— start of DATA EXCERPT —
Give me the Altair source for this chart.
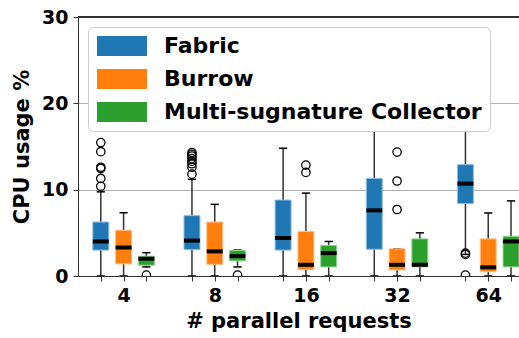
import altair as alt
import pandas as pd

# x-axis groups and the systems compared in each group
requests = ["4", "8", "16", "32", "64"]
systems = ["Fabric", "Burrow", "Multi-sugnature Collector"]
colors = ["#1f77b4", "#ff7f0e", "#2ca02c"]
edge_colors = ["#8dbde0", "#ffbf86", "#96d396"]

# box statistics (CPU usage %), one value per request count
q1 = {
    "Fabric": [3.0, 3.05, 3.0, 3.1, 8.4],
    "Burrow": [1.4, 1.35, 0.75, 0.7, 0.5],
    "Multi-sugnature Collector": [1.25, 1.75, 1.05, 1.05, 1.05],
}
median = {
    "Fabric": [4.0, 4.1, 4.4, 7.6, 10.7],
    "Burrow": [3.3, 2.85, 1.3, 1.3, 1.0],
    "Multi-sugnature Collector": [2.0, 2.3, 2.65, 1.3, 4.0],
}
q3 = {
    "Fabric": [6.25, 7.0, 8.8, 11.3, 12.9],
    "Burrow": [5.3, 6.25, 5.15, 3.15, 4.3],
    "Multi-sugnature Collector": [2.3, 2.95, 3.55, 4.3, 4.6],
}
whisker_lo = {
    "Fabric": [0.0, 0.0, 0.0, 0.0, 2.5],
    "Burrow": [0.0, 0.0, 0.0, 0.0, 0.0],
    "Multi-sugnature Collector": [1.05, 1.05, 0.0, 0.0, 0.0],
}
whisker_hi = {
    "Fabric": [9.75, 11.2, 14.8, 18.5, 19.0],
    "Burrow": [7.33, 8.3, 9.6, 3.15, 7.3],
    "Multi-sugnature Collector": [2.7, 3.0, 4.0, 5.0, 8.7],
}
outliers = {
    "Fabric": [
        [15.45, 14.4, 12.6, 12.45, 11.3, 10.4],
        [14.3, 14.1, 13.9, 13.6, 13.3, 13.0, 12.6, 11.8],
        [],
        [],
        [2.65, 2.5, 0.1],
    ],
    "Burrow": [[], [], [12.85, 12.0], [14.35, 11.0, 7.7], []],
    "Multi-sugnature Collector": [[0.1], [0.1], [], [], []],
}

# layout: each group takes 4 slots, three boxes per group
BOX_HALF = 0.35
CAP_HALF = 0.18

rows, out_rows = [], []
for g, req in enumerate(requests):
    for s, name in enumerate(systems):
        pos = 4 * g + s + 1
        rows.append({
            "system": name, "request": req, "pos": pos,
            "left": pos - BOX_HALF, "right": pos + BOX_HALF,
            "cap_l": pos - CAP_HALF, "cap_r": pos + CAP_HALF,
            "q1": q1[name][g], "median": median[name][g], "q3": q3[name][g],
            "lo": whisker_lo[name][g], "hi": whisker_hi[name][g],
        })
        for v in outliers[name][g]:
            out_rows.append({"system": name, "pos": pos, "value": v})

boxes = pd.DataFrame(rows)
fliers = pd.DataFrame(out_rows)

tick_positions = sorted(boxes["pos"].tolist())
label_pos = {4 * g + 2: req for g, req in enumerate(requests)}
label_expr = " : ".join(
    f"datum.value == {p} ? '{t}'" for p, t in label_pos.items()
) + " : ''"

FONT = "DejaVu Sans"
x_domain = [0, 19.35]

x_scale = alt.Scale(domain=x_domain, nice=False, zero=False)
y_scale = alt.Scale(domain=[0, 30], nice=False)

x_axis = alt.Axis(
    values=tick_positions, labelExpr=label_expr, grid=False,
    tickSize=5, tickColor="#333", domainColor="#333",
    labelFont=FONT, labelFontSize=19, labelFontWeight="bold", labelColor="black",
    labelOverlap=False, labelFlush=False, labelPadding=5,
    title="# parallel requests", titleFont=FONT, titleFontSize=21,
    titleFontWeight="bold", titleColor="black", titlePadding=5,
)
y_axis = alt.Axis(
    values=[0, 10, 20, 30], grid=True, gridColor="#b0b0b0", gridWidth=1,
    tickSize=5, tickColor="#333", domainColor="#333",
    labelFont=FONT, labelFontSize=19, labelFontWeight="bold", labelColor="black",
    labelPadding=5, labelFlush=False, labelOverlap=False,
    title="CPU usage %", titleFont=FONT, titleFontSize=21,
    titleFontWeight="bold", titleColor="black", titlePadding=9,
)

base = alt.Chart(boxes)

whisker_low = base.mark_rule(color="#333", strokeWidth=1.5, clip=True).encode(
    x=alt.X("pos:Q", scale=x_scale, axis=x_axis),
    y=alt.Y("lo:Q", scale=y_scale, axis=y_axis),
    y2="q1:Q",
)
whisker_high = base.mark_rule(color="#333", strokeWidth=1.5, clip=True).encode(
    x=alt.X("pos:Q", axis=x_axis), y=alt.Y("q3:Q", axis=y_axis), y2="hi:Q",
)
cap_low = base.mark_rule(color="black", strokeWidth=1.5, clip=True).encode(
    x=alt.X("cap_l:Q", axis=x_axis), x2="cap_r:Q", y=alt.Y("lo:Q", axis=y_axis),
)
cap_high = base.mark_rule(color="black", strokeWidth=1.5, clip=True).encode(
    x=alt.X("cap_l:Q", axis=x_axis), x2="cap_r:Q", y=alt.Y("hi:Q", axis=y_axis),
)
# swatch path: 50 px wide, 20 px tall, starting at the entry's left edge
swatch = "M-1,-1H4V1H-1Z"
box = base.mark_bar(strokeWidth=1, clip=True).encode(
    x=alt.X("left:Q", axis=x_axis), x2="right:Q",
    y=alt.Y("q1:Q", axis=y_axis), y2="q3:Q",
    color=alt.Color(
        "system:N",
        scale=alt.Scale(domain=systems, range=colors),
        sort=systems,
        legend=alt.Legend(
            title=None, orient="top-left", offset=10,
            symbolType=swatch, symbolSize=400,
            symbolStrokeWidth=0, symbolOpacity=1,
            labelFont=FONT, labelFontSize=22, labelFontWeight="bold",
            labelColor="black", labelOffset=46, labelLimit=400,
            rowPadding=11, padding=8,
            fillColor="white", strokeColor="#cccccc", cornerRadius=5,
        ),
    ),
    stroke=alt.Stroke(
        "system:N", scale=alt.Scale(domain=systems, range=edge_colors), legend=None
    ),
)
med = base.mark_rule(color="black", strokeWidth=4, clip=True).encode(
    x=alt.X("left:Q", axis=x_axis), x2="right:Q", y=alt.Y("median:Q", axis=y_axis),
)
points = alt.Chart(fliers).mark_point(
    shape="circle", filled=False, color="black", size=70, strokeWidth=1.3,
    opacity=1, clip=True,
).encode(x=alt.X("pos:Q", axis=x_axis), y=alt.Y("value:Q", axis=y_axis))

top_spine = alt.Chart(boxes).mark_rule(color="#333", strokeWidth=1).encode(
    y=alt.datum(30)
)

chart = alt.layer(
    whisker_low, whisker_high, cap_low, cap_high, box, med, points, top_spine
).properties(
    width=441, height=259,
    autosize=alt.AutoSizeParams(type="none"),
    padding={"left": 78, "top": 17, "right": 0, "bottom": 62},
).configure_view(stroke=None).configure_axis(labelOverlap=False)

chart.save("out.html", embed_options={"renderer": "svg", "actions": False})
— end of DATA EXCERPT —
AIM: Go from the first line of the listing to the line holding "CAP_HALF = 0.18" and, please, transcribe those lines exactly, both included, with no pictures.

TASK ANSWER:
Give me the Altair source for this chart.
import altair as alt
import pandas as pd

# x-axis groups and the systems compared in each group
requests = ["4", "8", "16", "32", "64"]
systems = ["Fabric", "Burrow", "Multi-sugnature Collector"]
colors = ["#1f77b4", "#ff7f0e", "#2ca02c"]
edge_colors = ["#8dbde0", "#ffbf86", "#96d396"]

# box statistics (CPU usage %), one value per request count
q1 = {
    "Fabric": [3.0, 3.05, 3.0, 3.1, 8.4],
    "Burrow": [1.4, 1.35, 0.75, 0.7, 0.5],
    "Multi-sugnature Collector": [1.25, 1.75, 1.05, 1.05, 1.05],
}
median = {
    "Fabric": [4.0, 4.1, 4.4, 7.6, 10.7],
    "Burrow": [3.3, 2.85, 1.3, 1.3, 1.0],
    "Multi-sugnature Collector": [2.0, 2.3, 2.65, 1.3, 4.0],
}
q3 = {
    "Fabric": [6.25, 7.0, 8.8, 11.3, 12.9],
    "Burrow": [5.3, 6.25, 5.15, 3.15, 4.3],
    "Multi-sugnature Collector": [2.3, 2.95, 3.55, 4.3, 4.6],
}
whisker_lo = {
    "Fabric": [0.0, 0.0, 0.0, 0.0, 2.5],
    "Burrow": [0.0, 0.0, 0.0, 0.0, 0.0],
    "Multi-sugnature Collector": [1.05, 1.05, 0.0, 0.0, 0.0],
}
whisker_hi = {
    "Fabric": [9.75, 11.2, 14.8, 18.5, 19.0],
    "Burrow": [7.33, 8.3, 9.6, 3.15, 7.3],
    "Multi-sugnature Collector": [2.7, 3.0, 4.0, 5.0, 8.7],
}
outliers = {
    "Fabric": [
        [15.45, 14.4, 12.6, 12.45, 11.3, 10.4],
        [14.3, 14.1, 13.9, 13.6, 13.3, 13.0, 12.6, 11.8],
        [],
        [],
        [2.65, 2.5, 0.1],
    ],
    "Burrow": [[], [], [12.85, 12.0], [14.35, 11.0, 7.7], []],
    "Multi-sugnature Collector": [[0.1], [0.1], [], [], []],
}

# layout: each group takes 4 slots, three boxes per group
BOX_HALF = 0.35
CAP_HALF = 0.18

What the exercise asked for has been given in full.